## INSTRUCTIONS FOR THE TASK
Read through the records below and copy each line that uses the word "script".

## EXERCISE DATA
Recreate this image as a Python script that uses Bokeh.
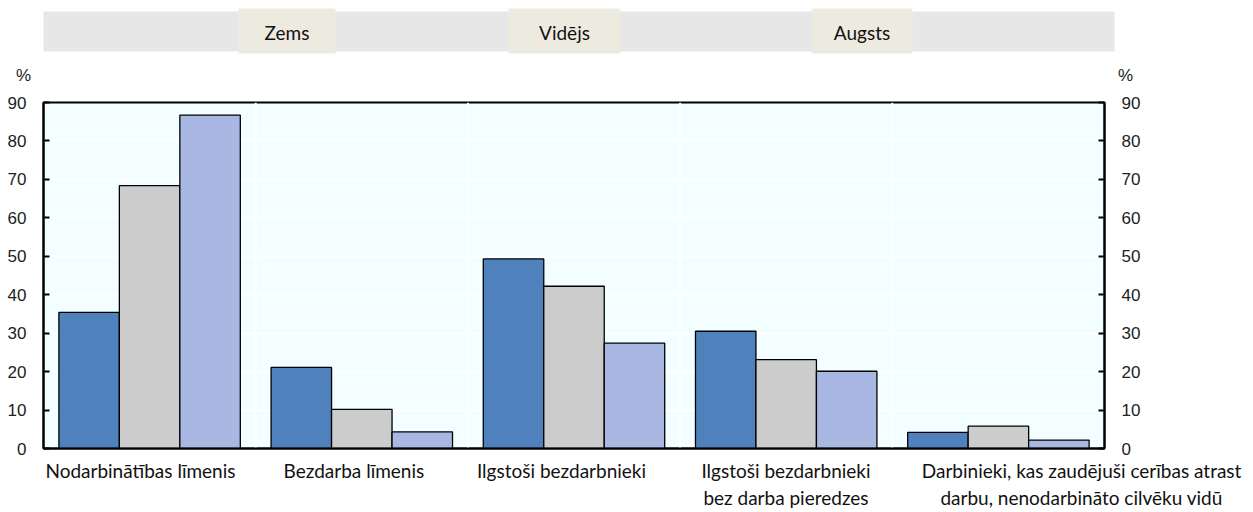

--

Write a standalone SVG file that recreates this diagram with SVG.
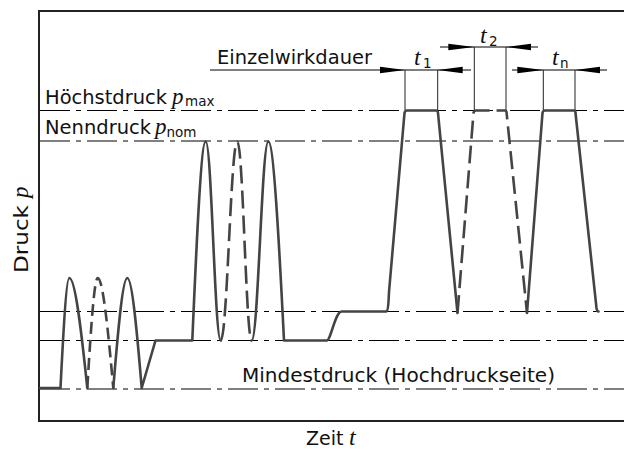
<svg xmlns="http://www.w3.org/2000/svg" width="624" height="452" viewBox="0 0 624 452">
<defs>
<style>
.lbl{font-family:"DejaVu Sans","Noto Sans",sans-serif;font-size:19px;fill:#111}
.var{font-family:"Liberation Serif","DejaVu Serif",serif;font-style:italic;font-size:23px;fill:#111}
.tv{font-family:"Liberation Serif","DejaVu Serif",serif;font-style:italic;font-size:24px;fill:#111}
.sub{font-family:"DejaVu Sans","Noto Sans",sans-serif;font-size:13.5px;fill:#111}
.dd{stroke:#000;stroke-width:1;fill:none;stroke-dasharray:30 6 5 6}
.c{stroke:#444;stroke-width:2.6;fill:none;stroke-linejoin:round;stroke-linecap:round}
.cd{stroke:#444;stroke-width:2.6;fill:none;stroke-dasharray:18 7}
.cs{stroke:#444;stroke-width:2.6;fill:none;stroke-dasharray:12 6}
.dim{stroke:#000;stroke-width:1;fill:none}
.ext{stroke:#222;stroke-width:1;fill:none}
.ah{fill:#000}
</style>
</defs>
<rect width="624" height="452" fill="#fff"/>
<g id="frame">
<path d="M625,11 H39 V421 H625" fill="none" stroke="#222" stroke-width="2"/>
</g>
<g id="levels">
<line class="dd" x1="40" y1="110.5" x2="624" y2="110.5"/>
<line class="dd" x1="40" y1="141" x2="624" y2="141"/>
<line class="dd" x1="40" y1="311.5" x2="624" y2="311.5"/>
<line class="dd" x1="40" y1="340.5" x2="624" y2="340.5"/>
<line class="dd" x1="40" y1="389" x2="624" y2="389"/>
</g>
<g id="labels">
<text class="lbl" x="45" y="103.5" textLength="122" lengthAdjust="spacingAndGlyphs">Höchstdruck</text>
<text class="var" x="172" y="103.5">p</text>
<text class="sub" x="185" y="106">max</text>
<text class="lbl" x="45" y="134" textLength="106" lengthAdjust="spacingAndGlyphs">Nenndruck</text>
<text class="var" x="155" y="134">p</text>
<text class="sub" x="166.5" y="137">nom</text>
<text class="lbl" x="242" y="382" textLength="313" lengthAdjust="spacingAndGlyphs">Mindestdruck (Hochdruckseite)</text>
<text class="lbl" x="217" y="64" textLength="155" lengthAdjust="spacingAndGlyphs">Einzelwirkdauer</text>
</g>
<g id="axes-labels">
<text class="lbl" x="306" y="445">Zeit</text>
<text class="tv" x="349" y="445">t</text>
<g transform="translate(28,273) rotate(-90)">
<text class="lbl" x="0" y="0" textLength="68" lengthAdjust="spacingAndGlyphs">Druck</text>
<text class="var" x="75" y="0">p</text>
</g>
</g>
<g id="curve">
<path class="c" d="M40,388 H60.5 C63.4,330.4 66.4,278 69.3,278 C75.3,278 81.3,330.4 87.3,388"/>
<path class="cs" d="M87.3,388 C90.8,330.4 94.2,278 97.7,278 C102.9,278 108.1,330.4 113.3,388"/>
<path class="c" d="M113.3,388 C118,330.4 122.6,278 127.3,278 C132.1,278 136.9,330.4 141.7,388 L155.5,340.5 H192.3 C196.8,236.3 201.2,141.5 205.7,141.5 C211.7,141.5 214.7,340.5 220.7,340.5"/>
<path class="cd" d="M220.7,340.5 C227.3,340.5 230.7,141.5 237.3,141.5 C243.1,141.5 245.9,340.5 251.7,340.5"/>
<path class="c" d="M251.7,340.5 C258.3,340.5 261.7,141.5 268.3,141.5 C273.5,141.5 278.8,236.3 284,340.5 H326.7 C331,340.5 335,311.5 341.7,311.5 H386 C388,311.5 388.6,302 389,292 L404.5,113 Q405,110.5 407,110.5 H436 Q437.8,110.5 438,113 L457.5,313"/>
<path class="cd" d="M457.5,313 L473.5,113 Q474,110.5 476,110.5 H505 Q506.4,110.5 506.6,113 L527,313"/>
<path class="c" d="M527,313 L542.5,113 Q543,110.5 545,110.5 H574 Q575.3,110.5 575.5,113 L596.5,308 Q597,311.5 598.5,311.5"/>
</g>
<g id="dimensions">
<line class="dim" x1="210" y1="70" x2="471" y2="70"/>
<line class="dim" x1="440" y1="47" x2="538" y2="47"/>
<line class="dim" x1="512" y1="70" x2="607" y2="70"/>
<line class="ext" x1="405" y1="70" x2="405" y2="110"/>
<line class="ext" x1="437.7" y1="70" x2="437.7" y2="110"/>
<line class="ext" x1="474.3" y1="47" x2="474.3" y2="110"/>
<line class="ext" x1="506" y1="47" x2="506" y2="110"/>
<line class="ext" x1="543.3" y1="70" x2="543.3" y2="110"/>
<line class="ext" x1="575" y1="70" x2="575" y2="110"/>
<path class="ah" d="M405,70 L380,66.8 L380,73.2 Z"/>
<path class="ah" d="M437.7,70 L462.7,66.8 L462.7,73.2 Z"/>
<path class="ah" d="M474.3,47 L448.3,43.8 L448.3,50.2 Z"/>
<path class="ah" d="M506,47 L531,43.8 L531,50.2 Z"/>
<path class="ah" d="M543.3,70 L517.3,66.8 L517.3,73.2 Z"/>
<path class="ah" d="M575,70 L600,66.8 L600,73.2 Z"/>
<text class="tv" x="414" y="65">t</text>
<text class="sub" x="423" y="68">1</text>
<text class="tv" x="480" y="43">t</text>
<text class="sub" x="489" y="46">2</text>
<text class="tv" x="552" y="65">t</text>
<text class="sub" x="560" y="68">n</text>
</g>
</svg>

==

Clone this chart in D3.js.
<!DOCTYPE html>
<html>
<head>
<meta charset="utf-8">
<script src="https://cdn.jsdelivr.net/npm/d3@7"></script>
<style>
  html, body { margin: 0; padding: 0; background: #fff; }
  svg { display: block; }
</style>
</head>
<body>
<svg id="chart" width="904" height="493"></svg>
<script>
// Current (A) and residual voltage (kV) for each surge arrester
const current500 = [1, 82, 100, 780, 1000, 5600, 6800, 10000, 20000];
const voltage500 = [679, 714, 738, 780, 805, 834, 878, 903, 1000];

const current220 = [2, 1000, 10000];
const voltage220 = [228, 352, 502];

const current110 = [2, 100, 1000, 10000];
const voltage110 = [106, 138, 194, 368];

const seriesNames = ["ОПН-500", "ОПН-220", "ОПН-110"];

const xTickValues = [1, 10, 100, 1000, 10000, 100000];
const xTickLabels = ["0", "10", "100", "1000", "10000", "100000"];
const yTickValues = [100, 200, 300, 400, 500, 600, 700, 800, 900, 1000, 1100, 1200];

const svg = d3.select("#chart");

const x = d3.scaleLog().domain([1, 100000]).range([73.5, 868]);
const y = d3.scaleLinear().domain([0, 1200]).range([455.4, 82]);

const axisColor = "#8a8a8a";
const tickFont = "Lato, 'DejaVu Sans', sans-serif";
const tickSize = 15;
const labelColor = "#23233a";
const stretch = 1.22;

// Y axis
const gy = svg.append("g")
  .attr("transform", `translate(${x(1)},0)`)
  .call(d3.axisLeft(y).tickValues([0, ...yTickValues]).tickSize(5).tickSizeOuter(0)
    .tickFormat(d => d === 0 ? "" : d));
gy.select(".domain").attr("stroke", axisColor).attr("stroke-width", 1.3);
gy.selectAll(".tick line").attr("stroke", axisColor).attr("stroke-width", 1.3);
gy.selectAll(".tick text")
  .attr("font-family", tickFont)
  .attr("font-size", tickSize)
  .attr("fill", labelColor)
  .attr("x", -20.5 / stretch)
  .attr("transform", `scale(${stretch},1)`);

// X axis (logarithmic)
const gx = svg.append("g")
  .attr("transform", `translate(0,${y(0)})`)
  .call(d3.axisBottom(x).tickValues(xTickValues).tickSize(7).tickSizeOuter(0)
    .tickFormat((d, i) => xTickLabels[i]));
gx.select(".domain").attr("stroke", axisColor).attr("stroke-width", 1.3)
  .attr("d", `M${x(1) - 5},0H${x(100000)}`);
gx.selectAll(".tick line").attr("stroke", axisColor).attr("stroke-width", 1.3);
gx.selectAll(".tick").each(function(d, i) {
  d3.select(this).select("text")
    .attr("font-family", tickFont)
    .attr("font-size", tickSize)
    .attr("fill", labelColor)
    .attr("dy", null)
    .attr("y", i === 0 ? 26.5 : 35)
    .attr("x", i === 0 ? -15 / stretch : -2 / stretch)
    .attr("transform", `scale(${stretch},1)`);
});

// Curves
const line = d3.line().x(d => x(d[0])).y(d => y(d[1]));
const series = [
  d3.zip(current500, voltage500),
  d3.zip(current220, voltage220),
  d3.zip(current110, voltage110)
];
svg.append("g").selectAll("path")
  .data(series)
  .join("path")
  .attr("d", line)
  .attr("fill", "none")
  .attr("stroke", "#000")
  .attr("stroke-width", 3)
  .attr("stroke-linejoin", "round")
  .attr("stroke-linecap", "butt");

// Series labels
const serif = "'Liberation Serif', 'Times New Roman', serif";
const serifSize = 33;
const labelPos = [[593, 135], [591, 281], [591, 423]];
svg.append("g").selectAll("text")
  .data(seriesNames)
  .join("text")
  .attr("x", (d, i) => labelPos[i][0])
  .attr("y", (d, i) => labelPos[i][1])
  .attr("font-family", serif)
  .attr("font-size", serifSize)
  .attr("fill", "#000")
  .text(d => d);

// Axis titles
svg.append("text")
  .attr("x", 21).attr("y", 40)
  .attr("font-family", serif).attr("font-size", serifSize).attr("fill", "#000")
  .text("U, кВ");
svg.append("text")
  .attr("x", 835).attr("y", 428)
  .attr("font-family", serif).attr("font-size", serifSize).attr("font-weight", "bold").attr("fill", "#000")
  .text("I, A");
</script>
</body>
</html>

## TASK RESULT
Recreate this image as a Python script that uses Bokeh.
<script src="https://cdn.jsdelivr.net/npm/d3@7"></script>
<script>
</script>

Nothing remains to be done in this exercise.